Once you’re plugged into the monitoring machines like a robot, the camera is turned on, and at 10 p.m. your light is turned off. Since the goal is to measure your natural sleep onset, you can forget any regular routine: Reading yourself to sleep isn’t allowed, nor is a glass and a half of red wine, or the Late Show with David Letterman. Instead, Nikki hears an official-sounding voice over the P.A. ordering her to “Go to sleep!” At least my technician wishes me good night (yeah, right).
“The reality is, it doesn’t matter if you get a great sleep” at the lab, says Samuels. For me, it’s a very foreign idea to sleep anywhere but home, and even more so to be watched and monitored. It’s best that you abandon both the fantasy you’ll sleep like a baby and the worry you won’t catch any zzzs at all. As for your mood, it can plummet quickly in a tiny room all alone. “I got really beaten down and depressed,” says Nikki. “I almost felt like I was in a mental institution in the 1920s.” At my lab, I’m not quite so bummed, but am very bored. It takes me a full hour and a half, but like most patients at the lab, I do eventually sleep.
And as soon as I do, the experts can get to work. Even though the most common complaint that brings people to the sleep lab is insomnia, Russell says the most common diagnosis is a breathing disorder. Doctors are also on the lookout for restless leg syndrome, bruxism (teeth grinding), narcolepsy and worse: “Just yesterday I saw a woman who had fallen down an elevator shaft while sleepwalking,” says Samuels. Then again, sometimes he finds absolutely nothing: “We’re also ruling out sleep disorders, and there’s value there, too.”
Nikki and I are lucky enough not to sleepwalk, but when the results land back at our family doctors, we are not given a clean bill of health, either. With eight measurable sleep disturbances during the night (meaning you wake up for less than three seconds and don’t remember the arousal the next day), I’m diagnosed with mild sleep apnea—abnormal pauses in breathing caused by my over-relaxed airway. I’ll try to manage that with lifestyle modifications, but may also need a CPAP (continuous positive airway pressure) machine, which helps prevent upper airway collapse while you sleep. And I may need a dental appliance to help me breathe properly at night.
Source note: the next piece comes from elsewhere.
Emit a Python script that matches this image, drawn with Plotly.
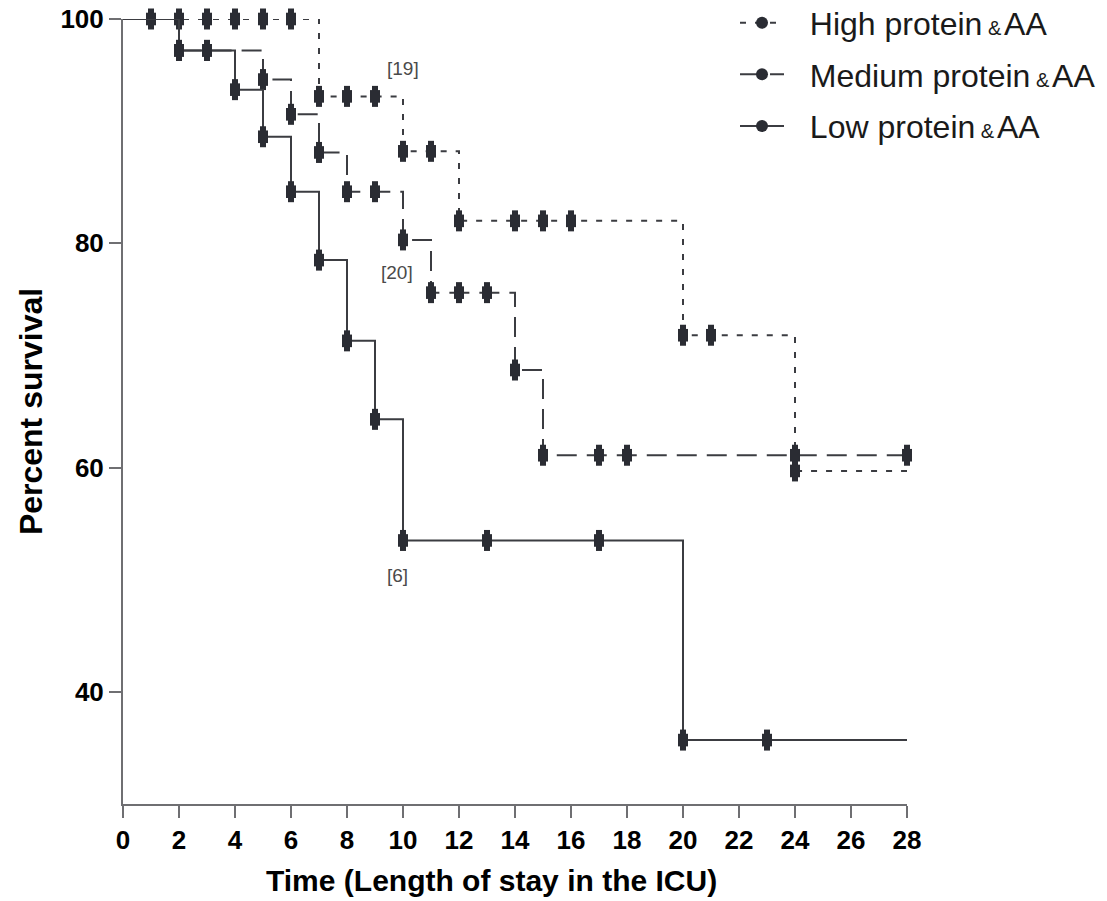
import plotly.graph_objects as go

# Kaplan-Meier survival by protein & amino-acid intake group
x_end = 28

high_times = [0, 7, 10, 12, 20, 24]
high_surv = [100, 93.1, 88.2, 82.0, 71.8, 59.7]
high_marks = [1, 2, 3, 4, 5, 6, 7, 8, 9, 10, 11, 12, 14, 15, 16, 20, 21, 24]

med_times = [0, 2, 5, 6, 7, 8, 10, 11, 14, 15]
med_surv = [100, 97.2, 94.6, 91.5, 88.1, 84.6, 80.3, 75.6, 68.7, 61.1]
med_marks = [2, 3, 5, 6, 7, 8, 9, 10, 11, 12, 13, 14, 15, 17, 18, 24, 28]

low_times = [0, 2, 4, 5, 6, 7, 8, 9, 10, 20]
low_surv = [100, 97.2, 93.7, 89.5, 84.6, 78.5, 71.3, 64.3, 53.5, 35.7]
low_marks = [2, 3, 4, 5, 6, 7, 8, 9, 10, 13, 17, 20, 23]

group_labels = ["High protein", "Medium protein", "Low protein"]

risk_labels = ["[19]", "[20]", "[6]"]
risk_x = [10.0, 9.8, 9.8]
risk_y = [95.6, 77.4, 50.4]

x_ticks = list(range(0, 29, 2))
y_ticks = [40, 60, 80, 100]

LINE_COL = "#3b3c41"
MARK_COL = "#2a2c33"
AXIS_COL = "#6f6f72"
FONT = "Liberation Sans, Arial, sans-serif"
NB = "\u00a0"

# layered marker pieces that together form an upright capsule
MARK_LAYERS = [
    dict(symbol="circle", size=10, line=dict(width=0)),
    dict(symbol="line-ns", size=9, line=dict(width=10, color=MARK_COL)),
    dict(symbol="line-ns", size=15, line=dict(width=6, color=MARK_COL)),
]


def legend_name(label):
    # leading gap after the symbol, small ampersand before "AA"
    return (f"<span style='font-size:25px'>{NB * 3}</span>{label}"
            f"<span style='font-size:20px'>{NB}&amp;</span>"
            f"<span style='font-size:10px'>{NB}</span>AA")


def surv_at(t, times, surv):
    val = surv[0]
    for ti, si in zip(times, surv):
        if ti <= t:
            val = si
    return val


groups = [
    (high_times, high_surv, high_marks, "6px,9px"),
    (med_times, med_surv, med_marks, "20px,10px"),
    (low_times, low_surv, low_marks, "solid"),
]

fig = go.Figure()
for i, (times, surv, marks, dash) in enumerate(groups):
    gid = f"g{i}"
    fig.add_trace(go.Scatter(
        x=times + [x_end], y=surv + [surv[-1]],
        mode="lines", line=dict(shape="hv", color=LINE_COL, width=2, dash=dash),
        showlegend=False, legendgroup=gid, hoverinfo="skip",
    ))
    mark_y = [surv_at(t, times, surv) for t in marks]
    for layer in MARK_LAYERS:
        fig.add_trace(go.Scatter(
            x=marks, y=mark_y, mode="markers",
            marker=dict(color=MARK_COL, **layer),
            showlegend=False, legendgroup=gid, cliponaxis=False, hoverinfo="skip",
        ))
    # legend entry: line style with marker
    fig.add_trace(go.Scatter(
        x=[None], y=[None], name=legend_name(group_labels[i]), legendgroup=gid,
        mode="lines+markers",
        line=dict(color=LINE_COL, width=2, dash=dash),
        marker=dict(symbol="circle", size=12, color=MARK_COL),
    ))

for txt, xv, yv in zip(risk_labels, risk_x, risk_y):
    fig.add_annotation(x=xv, y=yv, text=txt, showarrow=False,
                       font=dict(family=FONT, size=19, color="#4a4a4a"))

# x axis title
fig.add_annotation(x=0.47, y=-0.0975, xref="paper", yref="paper",
                   xanchor="center", yanchor="middle", showarrow=False,
                   text="Time (Length of stay in the ICU)",
                   font=dict(family=FONT, size=30, color="#000000", weight="bold"))

# y axis line continues slightly below the x axis
fig.add_shape(type="line", xref="paper", yref="paper", x0=0, x1=0,
              y0=0, y1=-12 / 785, line=dict(color=AXIS_COL, width=2))

axis_common = dict(
    showline=True, linecolor=AXIS_COL, linewidth=2,
    ticks="outside", ticklen=12, tickwidth=2, tickcolor=AXIS_COL,
    showgrid=False, zeroline=False,
    tickfont=dict(family=FONT, size=26, color="#000000", weight="bold"),
)

fig.update_layout(
    width=1107, height=901,
    margin=dict(l=123, r=200, t=19, b=97, autoexpand=False),
    paper_bgcolor="white", plot_bgcolor="white",
    xaxis=dict(range=[0, x_end], tickvals=x_ticks, **axis_common),
    yaxis=dict(range=[30, 100], tickvals=y_ticks,
               title=dict(text="Percent survival", standoff=8,
                          font=dict(family=FONT, size=32, color="#000000", weight="bold")),
               **axis_common),
    legend=dict(x=(735 - 123) / 784, y=1.03, xanchor="left", yanchor="top",
                traceorder="grouped", tracegroupgap=7, itemwidth=44,
                bgcolor="rgba(0,0,0,0)",
                font=dict(family=FONT, size=32, color="#1a1a1a")),
    showlegend=True,
)

fig.write_html("out.html")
Nikki beats me hands-down with an average of 14 sleep disturbances and seven full awakenings per hour during her night in the lab; she’s prescribed a sleep aid. More importantly, she’s gained some reassurance for a decade-old complaint. “I now have validation that I’m not making it all up.”
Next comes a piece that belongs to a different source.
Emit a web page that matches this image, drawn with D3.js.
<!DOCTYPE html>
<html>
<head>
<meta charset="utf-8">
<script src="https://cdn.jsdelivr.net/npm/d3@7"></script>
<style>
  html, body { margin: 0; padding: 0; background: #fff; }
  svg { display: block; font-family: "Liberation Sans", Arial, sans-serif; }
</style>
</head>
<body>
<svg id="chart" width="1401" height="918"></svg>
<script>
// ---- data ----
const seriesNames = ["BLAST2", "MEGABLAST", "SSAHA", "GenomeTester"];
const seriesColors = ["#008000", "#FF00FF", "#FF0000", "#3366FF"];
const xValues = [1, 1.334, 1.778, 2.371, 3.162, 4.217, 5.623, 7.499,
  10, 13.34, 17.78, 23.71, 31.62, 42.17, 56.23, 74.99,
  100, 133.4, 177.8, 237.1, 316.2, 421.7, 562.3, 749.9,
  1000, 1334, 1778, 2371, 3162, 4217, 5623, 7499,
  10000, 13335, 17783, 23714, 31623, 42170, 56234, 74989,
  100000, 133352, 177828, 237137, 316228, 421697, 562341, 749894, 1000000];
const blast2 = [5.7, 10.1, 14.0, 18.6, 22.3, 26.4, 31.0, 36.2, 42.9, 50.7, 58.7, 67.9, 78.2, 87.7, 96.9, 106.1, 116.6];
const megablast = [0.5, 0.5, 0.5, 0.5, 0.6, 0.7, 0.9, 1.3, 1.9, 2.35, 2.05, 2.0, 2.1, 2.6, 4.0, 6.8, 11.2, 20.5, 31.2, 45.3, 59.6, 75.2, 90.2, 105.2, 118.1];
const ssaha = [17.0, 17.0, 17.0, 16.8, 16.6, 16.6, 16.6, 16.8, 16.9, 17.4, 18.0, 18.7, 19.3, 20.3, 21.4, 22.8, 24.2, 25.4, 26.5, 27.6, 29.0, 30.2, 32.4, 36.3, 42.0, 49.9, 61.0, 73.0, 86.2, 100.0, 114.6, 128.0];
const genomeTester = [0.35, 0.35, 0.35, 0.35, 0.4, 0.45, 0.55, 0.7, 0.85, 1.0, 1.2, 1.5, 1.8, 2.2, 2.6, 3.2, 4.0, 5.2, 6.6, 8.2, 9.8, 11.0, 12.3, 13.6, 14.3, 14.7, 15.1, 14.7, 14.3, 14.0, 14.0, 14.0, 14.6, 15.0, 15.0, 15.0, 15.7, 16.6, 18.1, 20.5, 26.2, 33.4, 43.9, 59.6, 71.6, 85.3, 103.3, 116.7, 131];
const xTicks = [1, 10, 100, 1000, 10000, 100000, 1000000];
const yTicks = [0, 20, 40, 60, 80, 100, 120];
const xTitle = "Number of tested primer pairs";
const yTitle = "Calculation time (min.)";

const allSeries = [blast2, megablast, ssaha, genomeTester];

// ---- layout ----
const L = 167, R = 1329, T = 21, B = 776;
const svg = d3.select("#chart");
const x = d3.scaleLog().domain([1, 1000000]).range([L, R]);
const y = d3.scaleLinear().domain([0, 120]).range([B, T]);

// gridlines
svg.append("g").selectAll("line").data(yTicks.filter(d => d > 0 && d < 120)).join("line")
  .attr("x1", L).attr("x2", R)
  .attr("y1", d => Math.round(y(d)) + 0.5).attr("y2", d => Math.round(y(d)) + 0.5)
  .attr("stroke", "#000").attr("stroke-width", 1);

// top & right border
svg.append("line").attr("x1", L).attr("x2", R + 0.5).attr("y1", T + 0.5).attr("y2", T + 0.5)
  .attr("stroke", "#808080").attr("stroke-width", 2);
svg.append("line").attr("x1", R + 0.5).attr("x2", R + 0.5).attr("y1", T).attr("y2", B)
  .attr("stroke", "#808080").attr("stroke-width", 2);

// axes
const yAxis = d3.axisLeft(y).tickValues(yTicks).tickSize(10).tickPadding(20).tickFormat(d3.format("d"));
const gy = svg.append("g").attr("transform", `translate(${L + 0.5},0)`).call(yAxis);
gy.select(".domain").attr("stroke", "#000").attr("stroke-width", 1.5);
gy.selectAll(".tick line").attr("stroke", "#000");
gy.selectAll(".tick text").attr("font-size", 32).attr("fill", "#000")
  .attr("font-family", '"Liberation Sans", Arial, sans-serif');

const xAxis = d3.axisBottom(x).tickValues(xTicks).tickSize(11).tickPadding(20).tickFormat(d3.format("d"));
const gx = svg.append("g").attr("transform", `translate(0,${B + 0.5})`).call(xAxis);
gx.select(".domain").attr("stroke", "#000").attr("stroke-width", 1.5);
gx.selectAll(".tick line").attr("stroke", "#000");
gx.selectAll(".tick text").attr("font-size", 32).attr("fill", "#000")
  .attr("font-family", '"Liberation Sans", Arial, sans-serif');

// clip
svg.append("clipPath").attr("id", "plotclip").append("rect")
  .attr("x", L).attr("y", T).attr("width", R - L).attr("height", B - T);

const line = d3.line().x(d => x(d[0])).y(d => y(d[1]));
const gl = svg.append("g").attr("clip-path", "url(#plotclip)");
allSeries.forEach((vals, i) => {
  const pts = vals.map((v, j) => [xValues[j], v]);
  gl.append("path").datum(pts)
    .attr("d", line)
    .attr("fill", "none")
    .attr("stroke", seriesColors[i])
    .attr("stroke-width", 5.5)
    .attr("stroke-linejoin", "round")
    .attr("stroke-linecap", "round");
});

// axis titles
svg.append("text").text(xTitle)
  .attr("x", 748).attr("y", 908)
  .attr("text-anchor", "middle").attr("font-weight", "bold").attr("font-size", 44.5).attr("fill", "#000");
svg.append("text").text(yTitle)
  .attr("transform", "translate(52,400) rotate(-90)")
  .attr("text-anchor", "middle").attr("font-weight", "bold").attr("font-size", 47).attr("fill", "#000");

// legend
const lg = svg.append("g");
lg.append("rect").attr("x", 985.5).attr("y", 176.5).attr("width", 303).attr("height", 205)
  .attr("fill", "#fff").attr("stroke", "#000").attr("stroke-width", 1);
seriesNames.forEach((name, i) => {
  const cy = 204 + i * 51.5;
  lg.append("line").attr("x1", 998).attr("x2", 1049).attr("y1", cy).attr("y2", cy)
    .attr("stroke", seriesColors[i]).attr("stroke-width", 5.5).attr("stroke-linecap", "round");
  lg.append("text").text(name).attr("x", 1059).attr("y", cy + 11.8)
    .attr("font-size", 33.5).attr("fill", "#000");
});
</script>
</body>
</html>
Much like going to the dentist, both Nikki and I are glad—in retrospect—to have gone to the lab, despite any unpleasantness. “Time and time again, the patient wakes up and leaves saying it wasn’t as bad as they thought it would be,” says Russell. The 6 a.m. wake-up call wasn’t fun, but in 10 minutes I’m unplugged, dressed and in a taxi taking me back to my own bed—for which I have a new appreciation.